Do an act of kindness, and...
Do something you used to love but haven't in awhile, and...
Enjoy your hair again, and...
Don't say anything negative!... About my life, or anyone else's. I may have been serious when I was young, but I was positive, an optimist. I remember not understanding why people were upset about things, because I always looked at the other situation. I remember in elementary school, when everyone was making fun of a kid who, in the wealthy school I went to, didn't have much money. I asked, "What's so wrong with Charlie?" The answer? "Duh, he has cooties." I think part of the reason I didn't fit in at that school was that I was the kind of kid who then said, "That's dumb. Cooties don't exist."
Charlie actually did end up being kind of a trouble kid, the kind who talked back to teachers and would never do what they said... But then again, I bet I would too, if kids had been making fun of me since kindergarten. 
I glanced yesterday at my status updates on facebook. The last three? How much I hate Thursday, how hard my life is, etc. No more!! Time flies when you're busy, and I think half the reason is that you're just always waiting for the next fun thing-- the weekend, 5 o'clock, a vacation. So, no more negative. Enjoy the moment-- if I'm not loathing right now and waiting for tomorrow, maybe life will slow down a bit. 
Probably the hardest thing this week, and I'm sure I'll mess it up plenty. But at least I'll try!
(A quick update: yep, I've already messed up... still trying though!)

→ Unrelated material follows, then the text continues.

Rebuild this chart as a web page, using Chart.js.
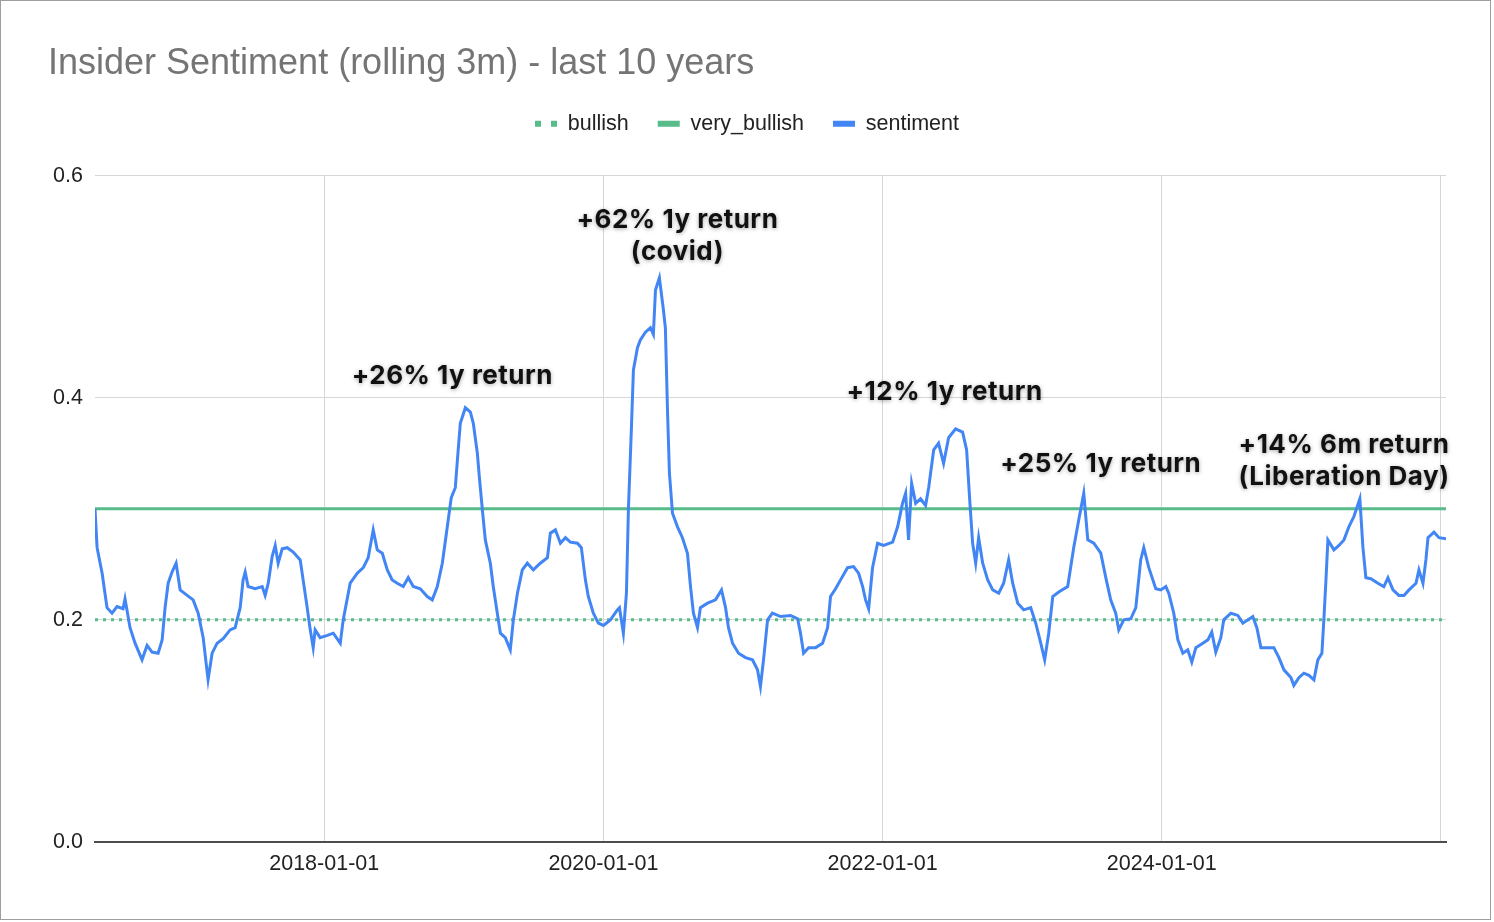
<!DOCTYPE html>
<html><head><meta charset="utf-8">
<script src="https://cdn.jsdelivr.net/npm/chart.js@4"></script>
<style>html,body{margin:0;padding:0;background:#fff;}canvas{display:block;}</style>
</head><body>
<canvas id="c" width="1494" height="922" style="width:1494px;height:922px"></canvas>
<script>
// ---- data (dates as decimal years) ----
const sentimentDates = [
2016.358,2016.373,2016.409,2016.444,2016.480,2016.516,2016.559,2016.573,2016.609,2016.645,
2016.695,2016.731,2016.767,2016.810,2016.839,2016.860,2016.882,2016.910,2016.939,2016.968,
2017.018,2017.061,2017.097,2017.133,2017.154,2017.168,2017.197,2017.233,2017.276,2017.326,
2017.362,2017.398,2017.419,2017.434,2017.455,2017.505,2017.556,2017.577,2017.599,2017.627,
2017.649,2017.670,2017.699,2017.735,2017.778,2017.828,2017.849,2017.878,2017.900,2017.921,
2017.935,2017.971,2018.022,2018.065,2018.115,2018.136,2018.186,2018.237,2018.280,2018.315,
2018.351,2018.380,2018.416,2018.452,2018.487,2018.523,2018.566,2018.602,2018.638,2018.688,
2018.738,2018.774,2018.810,2018.846,2018.882,2018.910,2018.939,2018.961,2018.975,2019.011,
2019.047,2019.068,2019.097,2019.111,2019.133,2019.154,2019.190,2019.211,2019.240,2019.262,
2019.297,2019.333,2019.355,2019.384,2019.419,2019.455,2019.498,2019.548,2019.599,2019.620,
2019.656,2019.692,2019.728,2019.763,2019.814,2019.842,2019.871,2019.892,2019.928,2019.964,
2020.000,2020.050,2020.100,2020.115,2020.143,2020.165,2020.179,2020.201,2020.215,2020.244,
2020.265,2020.301,2020.337,2020.358,2020.373,2020.401,2020.430,2020.444,2020.459,2020.473,
2020.495,2020.530,2020.566,2020.602,2020.624,2020.645,2020.674,2020.695,2020.746,2020.803,
2020.846,2020.875,2020.896,2020.925,2020.968,2021.018,2021.068,2021.104,2021.125,2021.147,
2021.176,2021.211,2021.269,2021.341,2021.391,2021.412,2021.434,2021.470,2021.520,2021.570,
2021.606,2021.627,2021.663,2021.699,2021.749,2021.792,2021.828,2021.857,2021.878,2021.900,
2021.928,2021.964,2022.007,2022.072,2022.108,2022.143,2022.165,2022.186,2022.208,2022.237,
2022.272,2022.308,2022.330,2022.366,2022.401,2022.437,2022.473,2022.523,2022.573,2022.602,
2022.624,2022.645,2022.667,2022.688,2022.717,2022.753,2022.789,2022.832,2022.867,2022.903,
2022.932,2022.968,2023.011,2023.061,2023.097,2023.133,2023.161,2023.190,2023.219,2023.262,
2023.326,2023.369,2023.405,2023.441,2023.470,2023.513,2023.563,2023.599,2023.634,2023.670,
2023.692,2023.728,2023.778,2023.814,2023.849,2023.871,2023.907,2023.957,2023.993,2024.029,
2024.050,2024.086,2024.115,2024.151,2024.186,2024.215,2024.244,2024.294,2024.330,2024.358,
2024.387,2024.423,2024.444,2024.495,2024.545,2024.581,2024.616,2024.652,2024.681,2024.710,
2024.760,2024.803,2024.839,2024.875,2024.925,2024.946,2024.982,2025.018,2025.054,2025.090,
2025.118,2025.147,2025.161,2025.176,2025.190,2025.233,2025.269,2025.305,2025.341,2025.376,
2025.419,2025.441,2025.462,2025.498,2025.548,2025.591,2025.620,2025.656,2025.699,2025.735,
2025.771,2025.821,2025.842,2025.871,2025.892,2025.907,2025.950,2025.986,2026.036
];
const sentimentValues = [
0.300,0.265,0.242,0.211,0.206,0.212,0.210,0.219,0.193,0.179,
0.164,0.177,0.171,0.170,0.182,0.211,0.233,0.243,0.251,0.227,
0.222,0.218,0.206,0.184,0.161,0.146,0.170,0.179,0.183,0.191,
0.193,0.211,0.236,0.243,0.230,0.228,0.230,0.222,0.233,0.257,
0.267,0.251,0.264,0.265,0.261,0.254,0.236,0.211,0.191,0.175,
0.191,0.184,0.186,0.188,0.179,0.200,0.233,0.242,0.247,0.256,
0.281,0.263,0.260,0.245,0.236,0.233,0.230,0.238,0.230,0.228,
0.221,0.218,0.230,0.251,0.284,0.310,0.319,0.355,0.377,0.391,
0.387,0.377,0.350,0.329,0.299,0.272,0.251,0.230,0.206,0.188,
0.184,0.173,0.200,0.224,0.245,0.251,0.245,0.251,0.256,0.278,
0.281,0.269,0.274,0.270,0.269,0.265,0.236,0.221,0.206,0.197,
0.195,0.200,0.209,0.211,0.188,0.224,0.299,0.374,0.425,0.445,
0.452,0.459,0.463,0.457,0.497,0.508,0.479,0.463,0.389,0.332,
0.296,0.284,0.274,0.260,0.230,0.206,0.193,0.211,0.215,0.218,
0.227,0.211,0.193,0.179,0.170,0.166,0.164,0.155,0.140,0.164,
0.200,0.206,0.203,0.204,0.201,0.188,0.170,0.175,0.175,0.179,
0.193,0.221,0.228,0.236,0.247,0.248,0.242,0.230,0.218,0.210,
0.247,0.269,0.267,0.270,0.284,0.305,0.314,0.272,0.323,0.305,
0.309,0.303,0.319,0.353,0.359,0.341,0.364,0.372,0.369,0.353,
0.308,0.269,0.251,0.274,0.251,0.236,0.227,0.224,0.233,0.254,
0.233,0.215,0.209,0.211,0.197,0.179,0.164,0.188,0.221,0.225,
0.230,0.265,0.290,0.314,0.272,0.269,0.260,0.238,0.218,0.206,
0.191,0.200,0.201,0.211,0.254,0.265,0.247,0.228,0.227,0.230,
0.224,0.206,0.182,0.170,0.173,0.162,0.175,0.179,0.182,0.189,
0.171,0.184,0.200,0.206,0.204,0.197,0.200,0.203,0.193,0.175,
0.175,0.175,0.166,0.155,0.148,0.141,0.148,0.152,0.150,0.146,
0.164,0.170,0.200,0.236,0.272,0.263,0.267,0.272,0.284,0.293,
0.309,0.265,0.238,0.237,0.233,0.230,0.238,0.227,0.222,0.222,
0.227,0.233,0.245,0.233,0.254,0.274,0.279,0.274,0.273
];
const bullishLevel = 0.2;
const veryBullishLevel = 0.3;
const seriesNames = ['bullish', 'very_bullish', 'sentiment'];
const xTickValues = [2018, 2020, 2022, 2024, 2026];
const xTickLabels = ['2018-01-01', '2020-01-01', '2022-01-01', '2024-01-01', ''];
const yTickValues = [0, 0.2, 0.4, 0.6];
const annotationLines = [
  ['+26% 1y return'],
  ['+62% 1y return', '(covid)'],
  ['+12% 1y return'],
  ['+25% 1y return'],
  ['+14% 6m return', '(Liberation Day)']
];
const annotationDates = [2018.918, 2020.530, 2022.444, 2023.563, 2025.305];
const annotationValues = [0.419, 0.560, 0.405, 0.340, 0.357];

// ---- styling / rendering ----
const FONT = "'Liberation Sans', Arial, sans-serif";
const GREEN = '#57bb8a';
const BLUE = '#4285f4';

const framePlugin = {
  id: 'frame',
  beforeDraw(chart) {
    const c = chart.ctx;
    c.save();
    c.fillStyle = '#fff';
    c.fillRect(0, 0, chart.width, chart.height);
    c.strokeStyle = '#9e9e9e';
    c.lineWidth = 1;
    c.strokeRect(0.5, 0.5, 1490, 919);
    c.restore();
  }
};

const legendGapPlugin = {
  id: 'legendGap',
  afterInit(chart) {
    const lg = chart.legend;
    if (lg && !lg._gapPatched) {
      const fit = lg.fit;
      lg.fit = function () { fit.call(this); this.height += 31; };
      lg._gapPatched = true;
    }
  }
};

const notesPlugin = {
  id: 'notes',
  afterDatasetsDraw(chart) {
    const { ctx, scales: { x, y } } = chart;
    ctx.save();
    ctx.font = "700 26px Inter, 'Open Sans', sans-serif";
    try { ctx.letterSpacing = '0.5px'; } catch (e) {}
    ctx.fillStyle = '#111';
    ctx.textAlign = 'center';
    ctx.textBaseline = 'middle';
    ctx.shadowColor = 'rgba(0,0,0,0.35)';
    ctx.shadowBlur = 4;
    ctx.shadowOffsetY = 1;
    annotationLines.forEach((lines, i) => {
      const px = x.getPixelForValue(annotationDates[i]);
      const py = y.getPixelForValue(annotationValues[i]);
      lines.forEach((t, j) => ctx.fillText(t, px, py + j * 32));
    });
    ctx.restore();
  }
};

new Chart(document.getElementById('c'), {
  type: 'line',
  data: {
    datasets: [
      { label: seriesNames[0], data: sentimentDates.map(d => ({ x: d, y: bullishLevel })),
        borderColor: GREEN, backgroundColor: GREEN, borderWidth: 3, borderDash: [3, 5], pointRadius: 0, order: 2 },
      { label: seriesNames[1], data: sentimentDates.map(d => ({ x: d, y: veryBullishLevel })),
        borderColor: GREEN, backgroundColor: GREEN, borderWidth: 3, pointRadius: 0, order: 1 },
      { label: seriesNames[2], data: sentimentDates.map((d, i) => ({ x: d, y: sentimentValues[i] })),
        borderColor: BLUE, backgroundColor: BLUE, borderWidth: 3, pointRadius: 0, order: 0 }
    ]
  },
  options: {
    responsive: false,
    animation: false,
    devicePixelRatio: 1,
    layout: { padding: { left: 48, right: 48, top: 0, bottom: 0 } },
    plugins: {
      title: {
        display: true, text: 'Insider Sentiment (rolling 3m) - last 10 years', align: 'start',
        color: '#757575', font: { family: FONT, size: 36, weight: 'normal', lineHeight: 1.1 },
        padding: { top: 44.5, bottom: 0 }
      },
      legend: {
        display: true, position: 'top', align: 'center',
        labels: {
          usePointStyle: true, pointStyle: 'line', pointStyleWidth: 22, padding: 29,
          color: '#222', font: { family: FONT, size: 21.5 },
          generateLabels(chart) {
            return chart.data.datasets.map((ds, i) => ({
              text: ds.label, datasetIndex: i, fillStyle: ds.borderColor, strokeStyle: ds.borderColor,
              lineWidth: 6, lineDash: i === 0 ? [6, 10] : [], lineCap: 'butt', pointStyle: 'line',
              hidden: false, fontColor: '#222'
            }));
          },
          sort: (a, b) => a.datasetIndex - b.datasetIndex
        }
      },
      tooltip: { enabled: false }
    },
    scales: {
      x: {
        type: 'linear',
        min: sentimentDates[0],
        max: sentimentDates[sentimentDates.length - 1],
        afterBuildTicks(s) { s.ticks = xTickValues.map(v => ({ value: v })); },
        afterFit(s) { s.height = 80; },
        ticks: {
          callback: (v, i) => xTickLabels[i],
          autoSkip: false, maxRotation: 0, padding: 9,
          color: '#222', font: { family: FONT, size: 21.5 }
        },
        grid: { color: '#d6d6d6', lineWidth: 1, drawTicks: false },
        border: { display: true, color: '#4d4d4d', width: 2 }
      },
      y: {
        min: 0, max: 0.6,
        afterBuildTicks(s) { s.ticks = yTickValues.map(v => ({ value: v })); },
        afterFit(s) { s.width = 47; },
        ticks: { callback: v => v.toFixed(1), padding: 12, color: '#222', font: { family: FONT, size: 21.5 } },
        grid: { color: '#d6d6d6', lineWidth: 1, drawTicks: false },
        border: { display: false }
      }
    }
  },
  plugins: [framePlugin, legendGapPlugin, notesPlugin]
});
</script>
</body></html>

* And on another note.... doing "good deeds" feels so nice. So goes that old saying, "If you want to cheer yourself up, you should try cheering up someone else." Even selfless deeds make YOU feel good when you do them, right?? Well, introduce new struggle: when people take good deeds for granted... as, sometimes, they do. And they don't appreciate them, or they toss them aside, etc... 
...Oh, well. A good deed done is a good deed done, and the point wasn't to make MYSELF happy, so I can't exactly gripe. We'll try again tomorrow!